■ **What to do**
Copy the first line of the entries below and every line after it through the line containing "women = [15.6, 18.6, 20.5, 23.5]". Do not include pictures.

■ **Data for this task**
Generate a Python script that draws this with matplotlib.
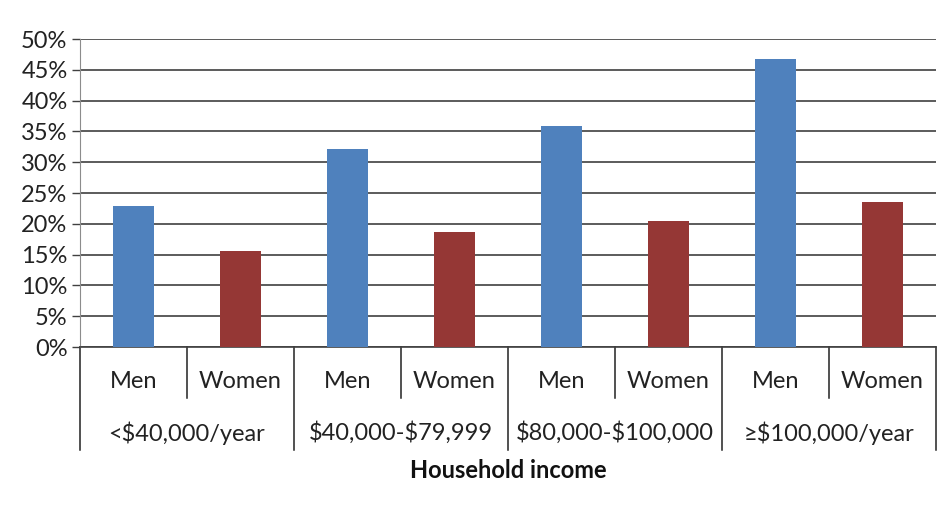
import matplotlib.pyplot as plt
from matplotlib.ticker import PercentFormatter

# data
groups = ["<$40,000/year", "$40,000-$79,999", "$80,000-$100,000", "≥$100,000/year"]
sexes = ["Men", "Women"]
men = [22.9, 32.1, 35.8, 46.7]
women = [15.6, 18.6, 20.5, 23.5]

plt.rcParams["font.family"] = ["Lato", "DejaVu Sans"]
plt.rcParams["text.parse_math"] = False

W, H = 951, 513
fig = plt.figure(figsize=(W / 100, H / 100), dpi=100)
left, right, top, bottom = 80, 936, 39, 347
ax = fig.add_axes([left / W, 1 - bottom / H, (right - left) / W, (bottom - top) / H])
ph = bottom - top  # axes height in pixels

vals = []
cols = []
for m, w in zip(men, women):
    vals += [m, w]
    cols += ["#4F81BD", "#953735"]
x = list(range(len(vals)))
ax.bar(x, vals, width=0.385, color=cols, zorder=3)

ax.set_xlim(-0.5, len(vals) - 0.5)
ax.set_ylim(0, 50)
ax.set_yticks(range(0, 51, 5))
ax.yaxis.set_major_formatter(PercentFormatter(decimals=0))
ax.tick_params(axis="y", length=6, width=1, color="#404040", labelsize=17, pad=3, labelcolor="#222222")
ax.set_xticks([])
ax.grid(axis="y", color="#404040", linewidth=1.2, zorder=0)

for s in ["top", "right"]:
    ax.spines[s].set_visible(False)
ax.spines["left"].set_color("#8c8c8c")
ax.spines["bottom"].set_color("#404040")
ax.spines["bottom"].set_linewidth(1.2)

tr = ax.get_xaxis_transform()


def ay(px):
    return -px / ph


# separators below the axis
for i in range(len(vals) + 1):
    depth = 103 if i % 2 == 0 else 51
    ax.plot([i - 0.5, i - 0.5], [0, ay(depth)], transform=tr, color="#222222",
            linewidth=1.1, clip_on=False)

for i in x:
    ax.text(i, ay(34), sexes[i % 2], transform=tr, ha="center", va="center",
            fontsize=17, color="#222222")

for g, name in enumerate(groups):
    ax.text(2 * g + 0.5, ay(86), name, transform=tr, ha="center", va="center",
            fontsize=17, color="#222222")

ax.text(3.5, ay(124), "Household income", transform=tr, ha="center", va="center",
        fontsize=17, fontweight="bold", color="#111111")

fig.savefig("out.png", dpi=100)
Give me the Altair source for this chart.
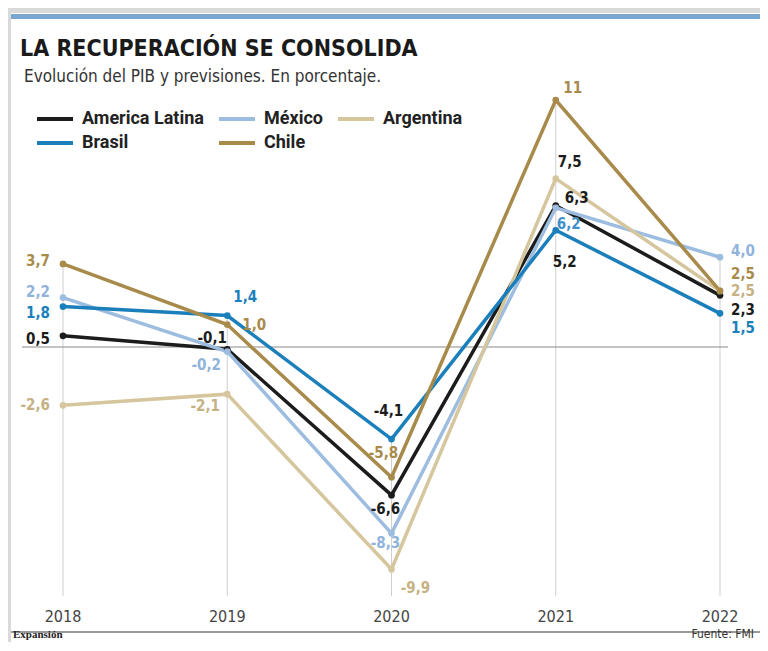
import altair as alt
import pandas as pd

# ---------------- data ----------------
YEARS = [2018, 2019, 2020, 2021, 2022]
SERIES = ["America Latina", "México", "Argentina", "Brasil", "Chile"]
AMERICA_LATINA = [0.5, -0.1, -6.6, 6.3, 2.3]
MEXICO = [2.2, -0.2, -8.3, 6.2, 4.0]
ARGENTINA = [-2.6, -2.1, -9.9, 7.5, 2.5]
BRASIL = [1.8, 1.4, -4.1, 5.2, 1.5]
CHILE = [3.7, 1.0, -5.8, 11.0, 2.5]
YEAR_LABELS = ["2018", "2019", "2020", "2021", "2022"]

TITLE = "LA RECUPERACIÓN SE CONSOLIDA"
SUBTITLE = "Evolución del PIB y previsiones. En porcentaje."
SOURCE = "Fuente: FMI"
BRAND = "Expansión"

# ---------------- styles ----------------
SERIES_COLORS = {"America Latina": "#1c1c1c", "México": "#9dbde0",
                 "Argentina": "#d6c69e", "Brasil": "#1b7fbb", "Chile": "#a88b4b"}
# legend order so that the 3-column grid reads like the reference
LEGEND_ORDER = ["America Latina", "Brasil", "México", "Chile", "Argentina"]
LABEL_COLORS = {"America Latina": "#1c1c1c", "México": "#8fb3db",
                "Argentina": "#c5b182", "Brasil": "#1b7fbb", "Chile": "#a88b4b"}
# label placement (pixel offsets from point, alignment, optional color override)
LAYOUT = {
    ("America Latina", 2018): (-13, 3, "right", None),
    ("México", 2018): (-13, -6, "right", None),
    ("Argentina", 2018): (-13, 0, "right", None),
    ("Brasil", 2018): (-13, 6, "right", None),
    ("Chile", 2018): (-13, -3, "right", None),
    ("America Latina", 2019): (-15, -11, "center", None),
    ("México", 2019): (-21, 14, "center", None),
    ("Argentina", 2019): (-22, 12, "center", None),
    ("Brasil", 2019): (18, -19, "center", None),
    ("Chile", 2019): (27, 0, "center", None),
    ("America Latina", 2020): (-6, 14, "center", None),
    ("México", 2020): (-6, 10, "center", None),
    ("Argentina", 2020): (24, 19, "center", None),
    ("Brasil", 2020): (-3, -28, "center", "#1c1c1c"),
    ("Chile", 2020): (-8, -24, "center", None),
    ("America Latina", 2021): (21, -8, "center", None),
    ("México", 2021): (13, 16, "center", "#3f8fc9"),
    ("Argentina", 2021): (14, -17, "center", "#1c1c1c"),
    ("Brasil", 2021): (9, 32, "center", "#1c1c1c"),
    ("Chile", 2021): (17, -12, "center", None),
    ("America Latina", 2022): (11, 15, "left", None),
    ("México", 2022): (11, -6, "left", None),
    ("Argentina", 2022): (11, 0, "left", None),
    ("Brasil", 2022): (11, 15, "left", None),
    ("Chile", 2022): (11, -17, "left", None),
}

FONT = "Liberation Sans Narrow, DejaVu Sans Condensed, sans-serif"
W, H = 752, 634

values = {"America Latina": AMERICA_LATINA, "México": MEXICO,
          "Argentina": ARGENTINA, "Brasil": BRASIL, "Chile": CHILE}

rows = []
for s in SERIES:
    for y, v in zip(YEARS, values[s]):
        txt = f"{int(v)}" if abs(v) >= 10 and v == int(v) else f"{v:.1f}".replace(".", ",")
        dx, dy, al, col = LAYOUT[(s, y)]
        rows.append({"serie": s, "year": y, "value": v, "label": txt,
                     "dx": dx, "dy": dy, "align": al,
                     "lcolor": col if col else LABEL_COLORS[s]})
df = pd.DataFrame(rows)
years_df = pd.DataFrame({"year": YEARS, "label": YEAR_LABELS, "zero": [0] * len(YEARS)})

xscale = alt.Scale(domain=[2018 - 55 / 164.25, 2018 + (W - 55) / 164.25], nice=False, zero=False)
yscale = alt.Scale(domain=[-(H - 339) / 22.45, 339 / 22.45], nice=False, zero=False)
X = alt.X("year:Q", scale=xscale, axis=None)
Y = alt.Y("value:Q", scale=yscale, axis=None)
cscale = alt.Scale(domain=LEGEND_ORDER, range=[SERIES_COLORS[s] for s in LEGEND_ORDER])
color = alt.Color("serie:N", scale=cscale,
                  legend=alt.Legend(orient="none", legendX=36, legendY=100, columns=3,
                                    symbolType="M-2,0L2,0", symbolSize=324,
                                    symbolStrokeWidth=4, symbolFillColor="transparent",
                                    labelFontSize=18,
                                    labelFont="Roboto", labelFontWeight="bold",
                                    labelColor="#222222", columnPadding=7,
                                    rowPadding=4, labelOffset=16, title=None))

base = alt.Chart(df)
one = alt.Chart(pd.DataFrame({"k": [0]}))

# frame decorations
frame_top = one.mark_rect(color="#d9d9d9").encode(
    x=alt.value(0), x2=alt.value(W), y=alt.value(0), y2=alt.value(5))
frame_left = one.mark_rect(color="#d9d9d9").encode(
    x=alt.value(0), x2=alt.value(3), y=alt.value(0), y2=alt.value(H))
blue_bar = one.mark_rect(color="#79a7d1").encode(
    x=alt.value(3), x2=alt.value(W), y=alt.value(6), y2=alt.value(11))
bottom_line = one.mark_rule(color="#9a9a9a", strokeWidth=2).encode(
    x=alt.value(3), x2=alt.value(W), y=alt.value(624))

title = one.mark_text(align="left", baseline="alphabetic", font=FONT,
                      fontSize=23, fontWeight="bold", color="#1a1a1a").encode(
    x=alt.value(12), y=alt.value(48), text=alt.value(TITLE))
subtitle = one.mark_text(align="left", baseline="alphabetic", font=FONT,
                         fontSize=17, color="#333333").encode(
    x=alt.value(16), y=alt.value(74), text=alt.value(SUBTITLE))
brand = one.mark_text(align="left", baseline="alphabetic", font="Liberation Serif",
                      fontSize=11, fontWeight="bold", color="#222222").encode(
    x=alt.value(5), y=alt.value(630), text=alt.value(BRAND))
source = one.mark_text(align="right", baseline="alphabetic", font=FONT,
                       fontSize=12, color="#333333").encode(
    x=alt.value(W - 6), y=alt.value(630), text=alt.value(SOURCE))

# vertical drop lines from the highest value of each year
drops = base.mark_rule(color="#cfcfcf", strokeWidth=1).encode(
    x=X, y=alt.Y("max(value):Q", scale=yscale, axis=None), y2=alt.value(588))
zero = alt.Chart(years_df).mark_rule(color="#8a8a8a", strokeWidth=1.2).encode(
    y=alt.Y("max(zero):Q", scale=yscale, axis=None), x=alt.value(14), x2=alt.value(720))

lines = base.mark_line(strokeWidth=3.5).encode(
    x=X, y=Y, color=color, order=alt.Order("year:Q"))
points = base.mark_circle(size=45, opacity=1).encode(
    x=X, y=Y, color=alt.Color("serie:N", scale=cscale, legend=None))

labels = base.mark_text(
    align=alt.ExprRef(expr="datum.align"), baseline="middle", font=FONT, fontSize=15,
    fontWeight="bold", dx=alt.ExprRef(expr="datum.dx"), dy=alt.ExprRef(expr="datum.dy")).encode(
    x=X, y=Y, text="label:N", color=alt.Color("lcolor:N", scale=None))

year_text = alt.Chart(years_df).mark_text(font=FONT, fontSize=16, color="#444444",
                                          baseline="middle").encode(
    x=X, y=alt.value(609), text="label:N")

chart = alt.layer(
    frame_top, frame_left, blue_bar, drops, zero, lines, points, labels,
    year_text, bottom_line, title, subtitle, brand, source
).properties(width=W, height=H, autosize=alt.AutoSizeParams(type="none"), padding=0
).configure_view(stroke=None).configure(background="#ffffff")

chart.save("out.html", embed_options={"renderer": "svg", "actions": False})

■ **Response to the task**
Generate a Python script that draws this with matplotlib.
import matplotlib.pyplot as plt
from matplotlib.ticker import PercentFormatter

# data
groups = ["<$40,000/year", "$40,000-$79,999", "$80,000-$100,000", "≥$100,000/year"]
sexes = ["Men", "Women"]
men = [22.9, 32.1, 35.8, 46.7]
women = [15.6, 18.6, 20.5, 23.5]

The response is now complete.